- **DATA EXTRACT**:
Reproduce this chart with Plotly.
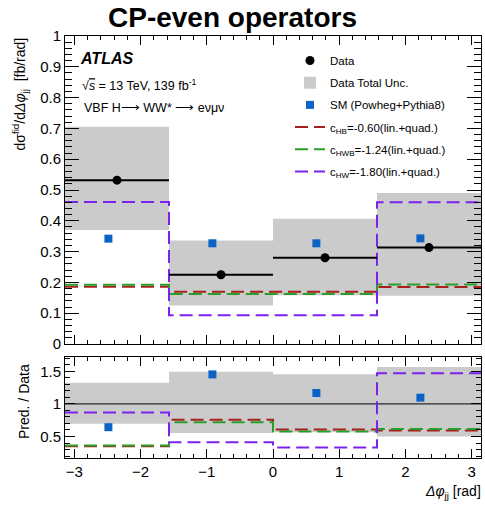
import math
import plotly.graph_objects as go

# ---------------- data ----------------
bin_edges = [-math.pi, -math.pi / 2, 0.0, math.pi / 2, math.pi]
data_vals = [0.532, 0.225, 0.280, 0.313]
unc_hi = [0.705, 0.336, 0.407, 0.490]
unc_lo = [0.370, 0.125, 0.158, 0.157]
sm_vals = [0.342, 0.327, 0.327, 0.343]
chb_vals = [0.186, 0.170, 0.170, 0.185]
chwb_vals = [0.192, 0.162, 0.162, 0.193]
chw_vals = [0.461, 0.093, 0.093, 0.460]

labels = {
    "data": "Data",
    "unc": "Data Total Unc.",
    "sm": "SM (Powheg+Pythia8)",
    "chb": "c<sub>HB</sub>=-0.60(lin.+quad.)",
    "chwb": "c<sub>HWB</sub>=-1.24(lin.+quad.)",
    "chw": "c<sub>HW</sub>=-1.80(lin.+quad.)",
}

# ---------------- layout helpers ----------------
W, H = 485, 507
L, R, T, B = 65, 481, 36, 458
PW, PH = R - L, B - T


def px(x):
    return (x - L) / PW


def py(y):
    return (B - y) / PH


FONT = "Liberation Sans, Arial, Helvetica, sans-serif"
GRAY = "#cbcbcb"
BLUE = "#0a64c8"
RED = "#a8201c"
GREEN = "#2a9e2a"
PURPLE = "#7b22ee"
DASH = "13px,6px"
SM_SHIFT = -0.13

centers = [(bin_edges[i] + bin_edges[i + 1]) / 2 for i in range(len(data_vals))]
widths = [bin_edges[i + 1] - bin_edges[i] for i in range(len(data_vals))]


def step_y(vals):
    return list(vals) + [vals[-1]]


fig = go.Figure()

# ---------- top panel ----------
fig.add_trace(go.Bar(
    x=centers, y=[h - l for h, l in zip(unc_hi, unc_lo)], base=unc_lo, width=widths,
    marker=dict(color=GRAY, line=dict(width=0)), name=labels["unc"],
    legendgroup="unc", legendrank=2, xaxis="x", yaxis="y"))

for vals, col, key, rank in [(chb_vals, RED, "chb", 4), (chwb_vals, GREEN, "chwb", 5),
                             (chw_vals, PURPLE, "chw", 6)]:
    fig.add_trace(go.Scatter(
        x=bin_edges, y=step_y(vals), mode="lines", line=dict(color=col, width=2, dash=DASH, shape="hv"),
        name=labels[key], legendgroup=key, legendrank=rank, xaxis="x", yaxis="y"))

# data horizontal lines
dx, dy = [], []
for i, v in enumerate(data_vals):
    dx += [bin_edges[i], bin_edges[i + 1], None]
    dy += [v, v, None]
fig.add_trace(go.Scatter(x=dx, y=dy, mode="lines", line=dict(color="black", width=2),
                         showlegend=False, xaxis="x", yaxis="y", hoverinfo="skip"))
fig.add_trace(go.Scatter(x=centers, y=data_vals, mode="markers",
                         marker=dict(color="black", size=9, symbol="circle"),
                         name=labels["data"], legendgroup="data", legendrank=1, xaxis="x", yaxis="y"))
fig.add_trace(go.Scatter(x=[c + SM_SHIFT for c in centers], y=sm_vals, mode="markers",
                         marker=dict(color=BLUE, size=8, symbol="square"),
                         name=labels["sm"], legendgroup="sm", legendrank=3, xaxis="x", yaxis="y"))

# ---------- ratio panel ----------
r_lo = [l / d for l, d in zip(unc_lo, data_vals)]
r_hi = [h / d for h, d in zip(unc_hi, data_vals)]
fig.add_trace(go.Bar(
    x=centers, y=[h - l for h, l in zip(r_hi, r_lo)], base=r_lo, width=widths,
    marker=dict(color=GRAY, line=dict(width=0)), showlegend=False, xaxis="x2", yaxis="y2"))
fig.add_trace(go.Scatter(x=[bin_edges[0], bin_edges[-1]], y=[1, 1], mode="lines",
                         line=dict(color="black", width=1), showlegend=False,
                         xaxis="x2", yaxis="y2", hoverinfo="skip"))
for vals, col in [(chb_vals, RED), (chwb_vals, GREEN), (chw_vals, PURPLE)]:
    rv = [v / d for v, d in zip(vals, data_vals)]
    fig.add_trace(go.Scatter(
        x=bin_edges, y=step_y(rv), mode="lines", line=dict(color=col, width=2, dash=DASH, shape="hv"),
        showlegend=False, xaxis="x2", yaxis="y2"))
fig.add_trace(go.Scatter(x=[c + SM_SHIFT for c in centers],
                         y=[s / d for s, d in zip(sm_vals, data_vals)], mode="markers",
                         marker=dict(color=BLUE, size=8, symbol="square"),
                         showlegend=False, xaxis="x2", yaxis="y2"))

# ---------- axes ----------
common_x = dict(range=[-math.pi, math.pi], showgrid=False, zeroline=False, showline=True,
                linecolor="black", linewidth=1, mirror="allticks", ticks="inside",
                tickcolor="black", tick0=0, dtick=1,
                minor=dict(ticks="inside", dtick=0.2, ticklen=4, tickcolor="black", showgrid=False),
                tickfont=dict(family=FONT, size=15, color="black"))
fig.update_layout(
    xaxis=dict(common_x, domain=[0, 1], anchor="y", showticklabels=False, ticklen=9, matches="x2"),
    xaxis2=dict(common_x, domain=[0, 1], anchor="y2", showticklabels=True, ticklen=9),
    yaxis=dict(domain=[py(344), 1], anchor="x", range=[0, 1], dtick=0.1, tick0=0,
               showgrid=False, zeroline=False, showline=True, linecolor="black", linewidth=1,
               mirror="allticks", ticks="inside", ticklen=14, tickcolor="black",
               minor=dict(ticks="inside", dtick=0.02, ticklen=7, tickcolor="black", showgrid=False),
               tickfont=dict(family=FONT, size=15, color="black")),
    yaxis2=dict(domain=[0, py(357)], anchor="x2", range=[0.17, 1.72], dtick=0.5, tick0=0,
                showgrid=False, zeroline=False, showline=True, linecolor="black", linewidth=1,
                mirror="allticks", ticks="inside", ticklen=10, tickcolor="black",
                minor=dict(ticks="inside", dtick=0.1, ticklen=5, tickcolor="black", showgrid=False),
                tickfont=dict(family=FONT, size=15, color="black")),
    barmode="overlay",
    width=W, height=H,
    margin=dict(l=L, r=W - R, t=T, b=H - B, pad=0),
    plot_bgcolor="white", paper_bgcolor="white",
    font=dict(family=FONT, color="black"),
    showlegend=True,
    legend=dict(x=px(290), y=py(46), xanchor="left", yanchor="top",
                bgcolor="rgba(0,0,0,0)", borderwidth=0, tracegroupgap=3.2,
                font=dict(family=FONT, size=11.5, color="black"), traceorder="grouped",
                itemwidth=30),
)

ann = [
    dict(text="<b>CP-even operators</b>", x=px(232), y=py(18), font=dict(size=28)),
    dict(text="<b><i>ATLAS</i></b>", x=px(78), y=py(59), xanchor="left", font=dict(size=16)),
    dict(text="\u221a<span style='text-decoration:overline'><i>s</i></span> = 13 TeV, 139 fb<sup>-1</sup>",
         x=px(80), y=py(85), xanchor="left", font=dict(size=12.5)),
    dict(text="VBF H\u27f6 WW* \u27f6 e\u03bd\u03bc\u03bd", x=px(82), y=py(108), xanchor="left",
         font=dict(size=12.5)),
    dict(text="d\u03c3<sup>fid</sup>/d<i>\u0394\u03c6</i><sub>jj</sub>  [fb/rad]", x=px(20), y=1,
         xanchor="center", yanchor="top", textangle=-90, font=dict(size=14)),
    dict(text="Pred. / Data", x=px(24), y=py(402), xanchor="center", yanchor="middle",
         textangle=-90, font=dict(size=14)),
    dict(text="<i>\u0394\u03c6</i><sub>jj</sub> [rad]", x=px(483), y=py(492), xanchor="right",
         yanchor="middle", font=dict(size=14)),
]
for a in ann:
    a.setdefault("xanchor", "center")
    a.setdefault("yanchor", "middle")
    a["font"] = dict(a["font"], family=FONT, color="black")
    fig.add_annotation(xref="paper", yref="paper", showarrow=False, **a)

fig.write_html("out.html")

- **AIM OF THE EXERCISE**:
Please extract exactly the lines of the data, from the first through the line containing "import plotly.graph_objects as go", and add no pictures to the copy.

- **ANSWER TO THIS PROBLEM**:
Reproduce this chart with Plotly.
import math
import plotly.graph_objects as go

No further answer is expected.